An arbitral award is made, and the successful party gets an enforcement order. How easily can the other side challenge the enforcement order? Must it get leave from the court?
The Western Australian Court of Appeal's recent decision in Rizhao Steel Holding Group Co Ltd v Koolan Iron Ore Pty Ltd  WASCA 50 has shed some light on these issues.
The arbitration award and enforcement order under the Commercial Arbitration Act
Rizhao was the unsuccessful party in an international arbitration held, in terms of the agreement between the parties, according to the provisions of the Commercial Arbitration Act 1985 (WA) (the CAA). The respondents, Mount Gibson, had sought and obtained an order enforcing the arbitration awards as a judgment in the court below.
Rizhao appealed this decision, and sought to argue (for the first time on appeal) that the initial order had been incorrectly granted because it should properly have been sought under the International Arbitration Act 1974 (Cth) (the IAA).
What was the Court of Appeal asked to decide?
The Court of Appeal had to decide if:
Mount Gibson's contention that the decisions appealed were interlocutory decisions, in respect of which leave to appeal would have been required, but which leave had not been sought by Rizhao within the required time period; and
Rizhao should be allowed to raise new arguments upon appeal.

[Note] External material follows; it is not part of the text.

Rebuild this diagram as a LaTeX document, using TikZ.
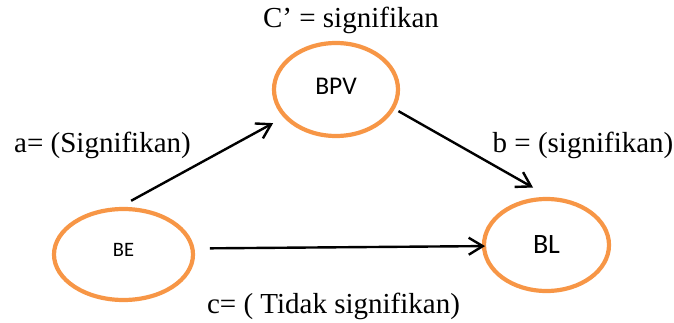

An interlocutory decision?
The WA Court of Appeal held that the judgments below entitled Mount Gibson to require the Registrar to enter the judgments in the records of the court, and that their effect was therefore to finally determine the rights of the parties concerning the enforcement of the arbitrators' awards.
This meant that the judgments were final, not interlocutory – with the effect that no leave to appeal was required, and the appeal was properly brought.
The IAA or the CAA?
The Court decided not to allow Rizhao to make new arguments upon appeal because it was not in the interests of justice, and it would prejudice Mount Gibson. It therefore dismissed the appeal. Nonetheless, it chose to consider the substance of Rizhao's arguments because of their general significance.
The arbitration agreement between the parties was concluded before the July 2010 amendments to the IAA, under section 21 of the IAA which then provided that parties could agree that disputes could be settled other than in accordance with the Model Law.
Rizhao argued that the scope of the exclusion contemplated by the words "settled otherwise than in accordance with the Model Law" applied to the conduct of the arbitration only, and could not encompass the enforcement of an arbitral award by a court. It argued that the matter was settled when the arbitral award was delivered.
Mount Gibson took a broader view; it contended that "settlement" included all matters leading up to satisfaction of the award, including enforcement procedures.
The Court of Appeal held that both the plain language and the statutory context in which the concept of settlement was used favoured Mount Gibson's approach, and no ground of public interest had been identified by Rizhao to justify departing from this apparent meaning.
The July 2010 amendments replaced section 21 with a provision under which the Model Law, where it was of application, displaced any State or Territory law relating to arbitration. The Court recognised that this amendment clearly removed the right of parties to contract out of the Model Law.
However, contrary to Rizhao's submissions, it found that this amendment affected the vested rights of parties who had entered into agreements prior to its commencement, so its effect should be taken to be prospective only.
Firstly, the characterisation of enforcement orders as final rather than interlocutory is significant, as it means that parties seeking to challenge them on appeal need not apply for leave to do so.
Secondly, parties to agreements contracting out of the IAA will be affected by the last part of the judgment. Many pre-July 2010 arbitration agreements remain on foot, and it will come as some relief to parties to know that to the extent that these agreements purport to contract out of the Model Law, they are likely be held to be enforceable.
Some caution needs to be expressed, however, as the judgment in this regard was obiter, as the Court had already held that it did not need to decide the point in order to dispose of the appeal.